Halo. Call of Duty. Grand Theft Auto. Those names carry a lot of weight in our industry. Upon release they break records and sell to millions of frantic fans. Now let’s try this: Machinarium, VVVVVV, Small Worlds. Heard of them?
If not, it’s probably because they’re what make up a tiny fraction of our independent gaming industry. Where an entire development team can consist of just one man, or one woman. Where it’s not all about the prettiest graphics, or epic online multiplayer but rather fresh ideas, and innovative gameplay. Why is this important? Because these are the same people that could be giving you your next World of Goo, or Castle Crashers.
There are festivals, like the IGF (Independent Games Festival) that cater strictly to this industry. Think of it as the Sundance or Cannes of video games. Hundreds of titles are divided upon a panel of judges that grade them, and give the developers direct feedback on how to improve. At the time of submission the gameplay may consist of a single button, placeholder graphics, and some may not even be completed. But with the feedback and support they may go on to eventually become the next Fl0wer.

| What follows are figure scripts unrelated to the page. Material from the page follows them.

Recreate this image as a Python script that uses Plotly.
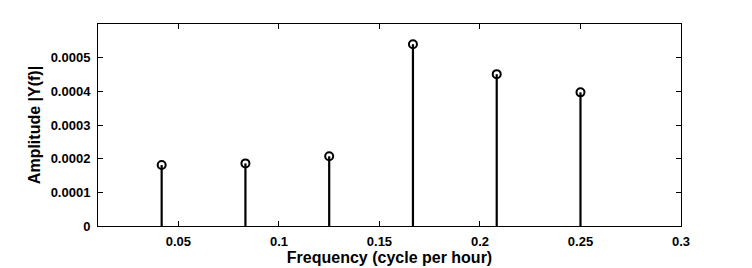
import plotly.graph_objects as go

freq = [1/24, 2/24, 3/24, 4/24, 5/24, 6/24]
amplitude = [0.000181, 0.000186, 0.000207, 0.000540, 0.000451, 0.000397]

x_ticks = [0.05, 0.1, 0.15, 0.2, 0.25, 0.3]
x_tick_labels = ["0.05", "0.1", "0.15", "0.2", "0.25", "0.3"]
y_ticks = [0, 0.0001, 0.0002, 0.0003, 0.0004, 0.0005]
y_tick_labels = ["0", "0.0001", "0.0002", "0.0003", "0.0004", "0.0005"]

font = dict(family="Liberation Sans, Arial, sans-serif", size=13, color="black")

fig = go.Figure()
fig.add_trace(go.Scatter(
    x=freq, y=amplitude, mode="markers",
    marker=dict(symbol="circle-open", size=8, color="black", line=dict(width=2, color="black")),
    error_y=dict(type="data", symmetric=False, array=[0]*len(amplitude),
                 arrayminus=amplitude, width=0, thickness=2.2, color="black"),
    showlegend=False, cliponaxis=False,
))

axis_common = dict(
    showgrid=False, zeroline=False, showline=True, linecolor="black", linewidth=1,
    mirror="ticks", ticks="inside", ticklen=5, tickcolor="black", tickwidth=1,
    automargin=False,
    tickfont=dict(family=font["family"], size=13, color="black", weight="bold"),
)

fig.update_layout(
    width=744, height=260,
    margin=dict(l=90, r=71, t=16, b=42),
    paper_bgcolor="white", plot_bgcolor="white",
    font=font,
    xaxis=dict(range=[0.01, 0.3], tickvals=x_ticks, ticktext=x_tick_labels,
               title=dict(text="Frequency (cycle per hour)", standoff=2,
                          font=dict(size=16, weight="bold")),
               ticklabelstandoff=3, **axis_common),
    yaxis=dict(range=[0, 0.0006], tickvals=y_ticks, ticktext=y_tick_labels,
               title=dict(text="Amplitude |Y(f)|", standoff=6,
                          font=dict(size=16, weight="bold")),
               ticklabelstandoff=4, **axis_common),
)

fig.write_html("out.html")
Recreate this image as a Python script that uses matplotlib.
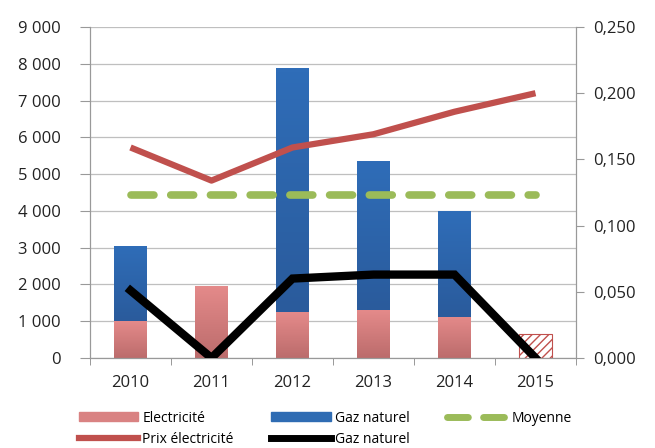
import matplotlib
matplotlib.use('agg')
import matplotlib.pyplot as plt
import numpy as np
from matplotlib.ticker import FuncFormatter, MultipleLocator
from matplotlib.lines import Line2D
from matplotlib.patches import Patch
from matplotlib.colors import LinearSegmentedColormap

annees = ['2010', '2011', '2012', '2013', '2014', '2015']
electricite = [1000, 1950, 1250, 1300, 1120, 650]
gaz = [2050, 0, 6630, 4050, 2880, 0]
prix_elec = [0.159, 0.134, 0.159, 0.169, 0.186, 0.200]
prix_gaz = [0.051, 0.000, 0.060, 0.063, 0.063, 0.000]
moyenne = [0.123] * 6

plt.rcParams['font.family'] = ['Open Sans', 'DejaVu Sans']

fig = plt.figure(figsize=(6.55, 4.48), dpi=100)
ax = fig.add_axes([90 / 655, 1 - 358 / 448, 486 / 655, 331 / 448])
ax2 = ax.twinx()

# degrades facon Excel
cm_rouge = LinearSegmentedColormap.from_list('r', ['#bc6c6c', '#e48a8a'])
cm_bleu = LinearSegmentedColormap.from_list('b', ['#2a5b9c', '#2f6db8'])
grad = np.linspace(0, 1, 64).reshape(-1, 1)

def degrade(a, bars, cmap):
    for b in bars:
        x0, y0 = b.get_x(), b.get_y()
        w, h = b.get_width(), b.get_height()
        if h <= 0:
            continue
        im = a.imshow(grad, cmap=cmap, origin='lower', aspect='auto',
                      extent=(x0, x0 + w, y0, y0 + h), zorder=2)
        im.set_clip_path(b)

x = list(range(len(annees)))
rouge = '#d98282'
bleu = '#2f6cb3'
n = len(annees)
b_elec = ax.bar(x[:-1], electricite[:-1], width=0.4, color='none', zorder=2)
ax.bar(x[-1], electricite[-1], width=0.4, color='white', edgecolor='#c0504d',
       hatch='////', linewidth=0.8, zorder=2)
b_gaz = ax.bar(x, gaz, width=0.4, bottom=electricite, color='none', zorder=2)
degrade(ax, b_elec, cm_rouge)
degrade(ax, b_gaz, cm_bleu)

ax.set_xlim(-0.5, n - 0.5)
ax.set_ylim(0, 9000)
ax.yaxis.set_major_locator(MultipleLocator(1000))
ax.yaxis.set_major_formatter(FuncFormatter(lambda v, p: '{:,}'.format(int(v)).replace(',', ' ')))
ax.grid(axis='y', color='#bfbfbf', linewidth=0.9, zorder=0)
ax.set_axisbelow(True)
ax.set_xticks(x)
ax.set_xticklabels(annees)
ax.set_xticks([i - 0.5 for i in range(n + 1)], minor=True)
ax.tick_params(axis='x', which='major', length=0, labelsize=12, pad=12, colors='#222222')
ax.tick_params(axis='x', which='minor', length=5, color='#888888')
ax.tick_params(axis='y', length=7, labelsize=12, pad=14, colors='#222222')
ax.tick_params(axis='y', color='#999999')

ax2.plot(x, prix_elec, color='#c0504d', linewidth=4.5, solid_capstyle='butt', zorder=3)
ax2.plot(x, moyenne, color='#9bbb59', linewidth=5.5, dashes=(3, 2.2), dash_capstyle='round', zorder=3)
ax2.plot(x, prix_gaz, color='black', linewidth=6, solid_joinstyle='miter', zorder=4)
ax2.set_ylim(0, 0.25)
ax2.yaxis.set_major_locator(MultipleLocator(0.05))
ax2.yaxis.set_major_formatter(FuncFormatter(lambda v, p: '{:.3f}'.format(v).replace('.', ',')))
ax2.tick_params(axis='y', length=6, labelsize=12, pad=6, colors='#222222')
ax2.tick_params(axis='y', color='#999999')

for a in (ax, ax2):
    a.spines['top'].set_visible(False)
    for s in ('left', 'right', 'bottom'):
        a.spines[s].set_color('#999999')

handles = [Patch(color=rouge), Patch(color=bleu),
           Line2D([], [], color='#9bbb59', linewidth=5, dashes=(3, 2.2), dash_capstyle='round'),
           Line2D([], [], color='#c0504d', linewidth=4.5),
           Line2D([], [], color='black', linewidth=5)]
labels = ['Electricité', 'Gaz naturel', 'Moyenne', 'Prix électricité', 'Gaz naturel']
order = [0, 3, 1, 4, 2]
fig.legend([handles[i] for i in order], [labels[i] for i in order], ncol=3,
           loc='upper left', bbox_to_anchor=(66 / 655, 1 - 398 / 448), frameon=False,
           fontsize=10, handlelength=4.3, handleheight=0.6, columnspacing=2.7,
           labelspacing=0.45, handletextpad=0.3)

plt.savefig('out.png')
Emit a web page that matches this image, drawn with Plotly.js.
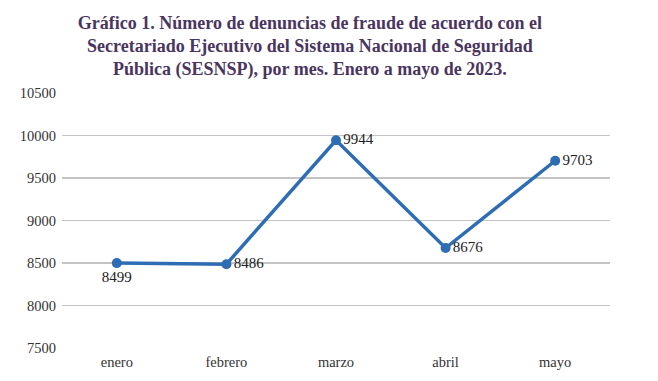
<!DOCTYPE html>
<html><head><meta charset="utf-8">
<script src="https://cdn.plot.ly/plotly-3.0.1.min.js"></script>
<style>html,body{margin:0;padding:0;background:#fff}</style>
</head><body><div id="chart" style="width:658px;height:381px"></div>
<script>
const months = ["enero", "febrero", "marzo", "abril", "mayo"];
const denuncias = [8499, 8486, 9944, 8676, 9703];
const labelPositions = ["bottom center", "middle right", "middle right", "middle right", "middle right"];
const yTicks = [7500, 8000, 8500, 9000, 9500, 10000, 10500];

const serif = "Liberation Serif, DejaVu Serif, serif";
const trace = {
  x: months, y: denuncias, type: "scatter", mode: "lines+markers+text",
  text: denuncias.map(String), textposition: labelPositions,
  textfont: {family: serif, size: 15, color: "#222"},
  line: {color: "#2e6db4", width: 3.5},
  marker: {color: "#2e6db4", size: 10},
  cliponaxis: false, hoverinfo: "none"
};
const layout = {
  width: 658, height: 381,
  margin: {l: 62, r: 48, t: 93, b: 33},
  paper_bgcolor: "#fff", plot_bgcolor: "#fff",
  showlegend: false,
  title: {
    text: "Gráfico 1. Número de denuncias de fraude de acuerdo con el<br>Secretariado Ejecutivo del Sistema Nacional de Seguridad<br>Pública (SESNSP), por mes. Enero a mayo de 2023.",
    font: {family: serif, size: 18, color: "#4a3560", weight: "bold"},
    x: 0.471, xanchor: "center", xref: "container",
    y: 0.925, yanchor: "top", yref: "container"
  },
  xaxis: {
    type: "category", range: [-0.5, 4.5], showgrid: false, zeroline: false, showline: false,
    ticks: "", ticklabelstandoff: 3, tickfont: {family: serif, size: 14.5, color: "#333"},
    fixedrange: true
  },
  yaxis: {
    range: [7500, 10500], tickvals: yTicks, ticktext: yTicks.map(String),
    showgrid: true, gridcolor: "#c4c4c4", gridwidth: 1.3, zeroline: false, showline: false,
    ticks: "", ticklabelstandoff: 5,
    tickfont: {family: serif, size: 14.5, color: "#333"},
    fixedrange: true
  }
};
Plotly.newPlot("chart", [trace], layout, {staticPlot: true, displayModeBar: false});
</script></body></html>
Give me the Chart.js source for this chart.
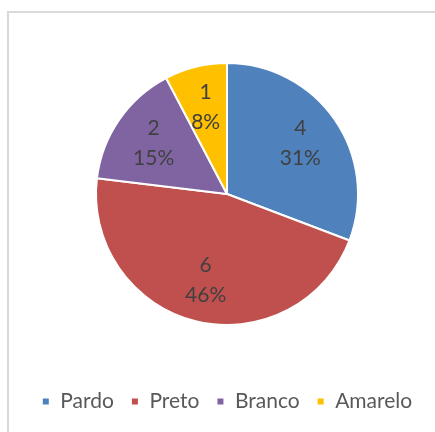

It’s a really interesting side of the video game industry that I encourage everyone to look into. It’s a place where taking risks is encouraged, rather than recycling a winning formula. Sometimes it really pays off. For example, a game that proudly sits amongst my favorite games of all time (Braid), came from such a place.
The best part is that today more than ever, we have the tools to help expose ourselves to these great games with services like XNA, X Box Live, PSN, and the App Store. I think it’s important we educate ourselves and expand our gaming pallet. Give it a try, you’ll be surprised at how much time you’ll end up sinking into a game consisting of a few dots.